TASK BRIEF: Reproduce every line of the material below, but drop the pictures.

--- Start DATA EXTRACT ---

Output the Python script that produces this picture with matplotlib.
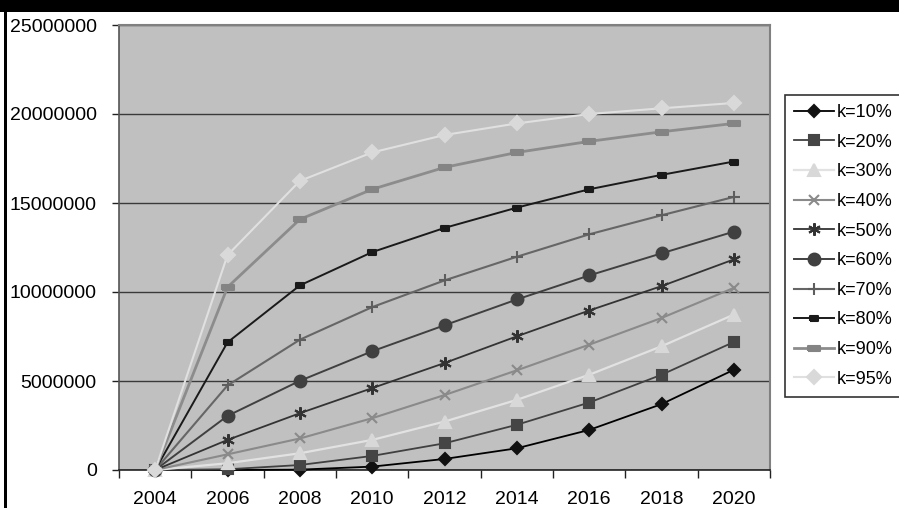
import matplotlib
matplotlib.use("Agg")
import matplotlib.pyplot as plt
from matplotlib.patches import Rectangle
from matplotlib.ticker import FixedLocator, NullFormatter

plt.rcParams['font.family'] = ['Liberation Sans', 'DejaVu Sans']

years = [2004, 2006, 2008, 2010, 2012, 2014, 2016, 2018, 2020]
labels = ["k=10%", "k=20%", "k=30%", "k=40%", "k=50%",
          "k=60%", "k=70%", "k=80%", "k=90%", "k=95%"]

k10 = [0, 0, 20000, 190000, 620000, 1220000, 2250000, 3700000, 5630000]
k20 = [0, 40000, 280000, 790000, 1500000, 2540000, 3790000, 5350000, 7190000]
k30 = [0, 380000, 940000, 1690000, 2720000, 3940000, 5350000, 6950000, 8730000]
k40 = [0, 880000, 1770000, 2910000, 4210000, 5600000, 7040000, 8540000, 10230000]
k50 = [0, 1690000, 3190000, 4600000, 6010000, 7510000, 8960000, 10330000, 11830000]
k60 = [0, 3040000, 5010000, 6670000, 8130000, 9580000, 10930000, 12170000, 13390000]
k70 = [0, 4750000, 7320000, 9150000, 10650000, 11980000, 13240000, 14310000, 15340000]
k80 = [0, 7170000, 10370000, 12240000, 13600000, 14740000, 15770000, 16580000, 17330000]
k90 = [0, 10270000, 14080000, 15770000, 17000000, 17840000, 18460000, 19000000, 19470000]
k95 = [0, 12070000, 16240000, 17840000, 18820000, 19470000, 20000000, 20320000, 20620000]

series = [k10, k20, k30, k40, k50, k60, k70, k80, k90, k95]

y_ticks = [0, 5000000, 10000000, 15000000, 20000000, 25000000]

bar_small = [(-1, -0.6), (1, -0.6), (1, 0.6), (-1, 0.6), (-1, -0.6)]
bar_wide = [(-1, -0.45), (1, -0.45), (1, 0.45), (-1, 0.45), (-1, -0.45)]

# line colour, marker, marker size, marker colour, line width
styles = [
    ("#000000", "D", 6.5, "#111111", 1.3),
    ("#404040", "s", 7.5, "#454545", 1.3),
    ("#e2e2e2", "^", 8, "#d8d8d8", 1.6),
    ("#8a8a8a", "x", 7, "#8a8a8a", 1.5),
    ("#333333", (6, 2, 0), 9, "#333333", 1.3),
    ("#404040", "o", 8.5, "#404040", 1.4),
    ("#666666", "+", 9, "#5e5e5e", 1.5),
    ("#1a1a1a", bar_small, 6, "#1a1a1a", 1.4),
    ("#8c8c8c", bar_wide, 8, "#848484", 2.0),
    ("#e0e0e0", "D", 7, "#d9d9d9", 1.5),
]

fig = plt.figure(figsize=(8.99, 5.08), dpi=100)
ax = fig.add_axes([119 / 899, 1 - 470 / 508, (770 - 119) / 899, (470 - 25) / 508])
ax.set_facecolor("#c0c0c0")

for vals, lab, (lc, mk, ms, mc, lw) in zip(series, labels, styles):
    ax.plot(years, vals, color=lc, lw=lw, marker=mk, markersize=ms,
            markerfacecolor=mc, markeredgecolor=mc, markeredgewidth=1.5,
            label=lab, clip_on=False, zorder=3)

ax.set_xlim(2003, 2021)
ax.set_ylim(0, 25000000)

ax.xaxis.set_major_locator(FixedLocator(list(range(2003, 2022, 2))))
ax.xaxis.set_major_formatter(NullFormatter())
ax.xaxis.set_minor_locator(FixedLocator(years))
ax.set_xticklabels([str(y) for y in years], minor=True)
ax.tick_params(axis="x", which="major", length=6, width=1, color="#222222", direction="out")
ax.tick_params(axis="x", which="minor", length=0, pad=15, labelsize=14)

ax.set_yticks(y_ticks)
ax.set_yticklabels([str(v) for v in y_ticks])
ax.tick_params(axis="y", length=5, width=1, color="#222222", pad=11, labelsize=14)

ax.grid(axis="y", color="#3a3a3a", lw=1)
ax.set_axisbelow(True)
for s in ["top", "right"]:
    ax.spines[s].set_color("#808080")
    ax.spines[s].set_linewidth(1.5)
ax.spines["left"].set_color("#555555")
ax.spines["bottom"].set_color("#222222")
ax.spines["left"].set_linewidth(1.2)
ax.spines["bottom"].set_linewidth(1.2)

leg = fig.legend(loc="upper left", bbox_to_anchor=(785 / 899, 1 - 95 / 508),
                 fontsize=13, frameon=True, fancybox=False, borderaxespad=0,
                 handlelength=2.2, handletextpad=0.15, labelspacing=0.70,
                 borderpad=0.5)
leg.get_frame().set_edgecolor("#000000")
leg.get_frame().set_linewidth(1.2)

# black banner at top and frame line at left
fig.patches.append(Rectangle((0, 1 - 12 / 508), 1, 12 / 508, transform=fig.transFigure,
                             facecolor="black", edgecolor="none", zorder=5))
fig.patches.append(Rectangle((4 / 899, 0), 2.5 / 899, 1, transform=fig.transFigure,
                             facecolor="black", edgecolor="none", zorder=5))

fig.savefig("out.png", dpi=100)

--- End DATA EXTRACT ---

FINISHED ANSWER:
Output the Python script that produces this picture with matplotlib.
import matplotlib
matplotlib.use("Agg")
import matplotlib.pyplot as plt
from matplotlib.patches import Rectangle
from matplotlib.ticker import FixedLocator, NullFormatter

plt.rcParams['font.family'] = ['Liberation Sans', 'DejaVu Sans']

years = [2004, 2006, 2008, 2010, 2012, 2014, 2016, 2018, 2020]
labels = ["k=10%", "k=20%", "k=30%", "k=40%", "k=50%",
          "k=60%", "k=70%", "k=80%", "k=90%", "k=95%"]

k10 = [0, 0, 20000, 190000, 620000, 1220000, 2250000, 3700000, 5630000]
k20 = [0, 40000, 280000, 790000, 1500000, 2540000, 3790000, 5350000, 7190000]
k30 = [0, 380000, 940000, 1690000, 2720000, 3940000, 5350000, 6950000, 8730000]
k40 = [0, 880000, 1770000, 2910000, 4210000, 5600000, 7040000, 8540000, 10230000]
k50 = [0, 1690000, 3190000, 4600000, 6010000, 7510000, 8960000, 10330000, 11830000]
k60 = [0, 3040000, 5010000, 6670000, 8130000, 9580000, 10930000, 12170000, 13390000]
k70 = [0, 4750000, 7320000, 9150000, 10650000, 11980000, 13240000, 14310000, 15340000]
k80 = [0, 7170000, 10370000, 12240000, 13600000, 14740000, 15770000, 16580000, 17330000]
k90 = [0, 10270000, 14080000, 15770000, 17000000, 17840000, 18460000, 19000000, 19470000]
k95 = [0, 12070000, 16240000, 17840000, 18820000, 19470000, 20000000, 20320000, 20620000]

series = [k10, k20, k30, k40, k50, k60, k70, k80, k90, k95]

y_ticks = [0, 5000000, 10000000, 15000000, 20000000, 25000000]

bar_small = [(-1, -0.6), (1, -0.6), (1, 0.6), (-1, 0.6), (-1, -0.6)]
bar_wide = [(-1, -0.45), (1, -0.45), (1, 0.45), (-1, 0.45), (-1, -0.45)]

# line colour, marker, marker size, marker colour, line width
styles = [
    ("#000000", "D", 6.5, "#111111", 1.3),
    ("#404040", "s", 7.5, "#454545", 1.3),
    ("#e2e2e2", "^", 8, "#d8d8d8", 1.6),
    ("#8a8a8a", "x", 7, "#8a8a8a", 1.5),
    ("#333333", (6, 2, 0), 9, "#333333", 1.3),
    ("#404040", "o", 8.5, "#404040", 1.4),
    ("#666666", "+", 9, "#5e5e5e", 1.5),
    ("#1a1a1a", bar_small, 6, "#1a1a1a", 1.4),
    ("#8c8c8c", bar_wide, 8, "#848484", 2.0),
    ("#e0e0e0", "D", 7, "#d9d9d9", 1.5),
]

fig = plt.figure(figsize=(8.99, 5.08), dpi=100)
ax = fig.add_axes([119 / 899, 1 - 470 / 508, (770 - 119) / 899, (470 - 25) / 508])
ax.set_facecolor("#c0c0c0")

for vals, lab, (lc, mk, ms, mc, lw) in zip(series, labels, styles):
    ax.plot(years, vals, color=lc, lw=lw, marker=mk, markersize=ms,
            markerfacecolor=mc, markeredgecolor=mc, markeredgewidth=1.5,
            label=lab, clip_on=False, zorder=3)

ax.set_xlim(2003, 2021)
ax.set_ylim(0, 25000000)

ax.xaxis.set_major_locator(FixedLocator(list(range(2003, 2022, 2))))
ax.xaxis.set_major_formatter(NullFormatter())
ax.xaxis.set_minor_locator(FixedLocator(years))
ax.set_xticklabels([str(y) for y in years], minor=True)
ax.tick_params(axis="x", which="major", length=6, width=1, color="#222222", direction="out")
ax.tick_params(axis="x", which="minor", length=0, pad=15, labelsize=14)

ax.set_yticks(y_ticks)
ax.set_yticklabels([str(v) for v in y_ticks])
ax.tick_params(axis="y", length=5, width=1, color="#222222", pad=11, labelsize=14)

ax.grid(axis="y", color="#3a3a3a", lw=1)
ax.set_axisbelow(True)
for s in ["top", "right"]:
    ax.spines[s].set_color("#808080")
    ax.spines[s].set_linewidth(1.5)
ax.spines["left"].set_color("#555555")
ax.spines["bottom"].set_color("#222222")
ax.spines["left"].set_linewidth(1.2)
ax.spines["bottom"].set_linewidth(1.2)

leg = fig.legend(loc="upper left", bbox_to_anchor=(785 / 899, 1 - 95 / 508),
                 fontsize=13, frameon=True, fancybox=False, borderaxespad=0,
                 handlelength=2.2, handletextpad=0.15, labelspacing=0.70,
                 borderpad=0.5)
leg.get_frame().set_edgecolor("#000000")
leg.get_frame().set_linewidth(1.2)

# black banner at top and frame line at left
fig.patches.append(Rectangle((0, 1 - 12 / 508), 1, 12 / 508, transform=fig.transFigure,
                             facecolor="black", edgecolor="none", zorder=5))
fig.patches.append(Rectangle((4 / 899, 0), 2.5 / 899, 1, transform=fig.transFigure,
                             facecolor="black", edgecolor="none", zorder=5))

fig.savefig("out.png", dpi=100)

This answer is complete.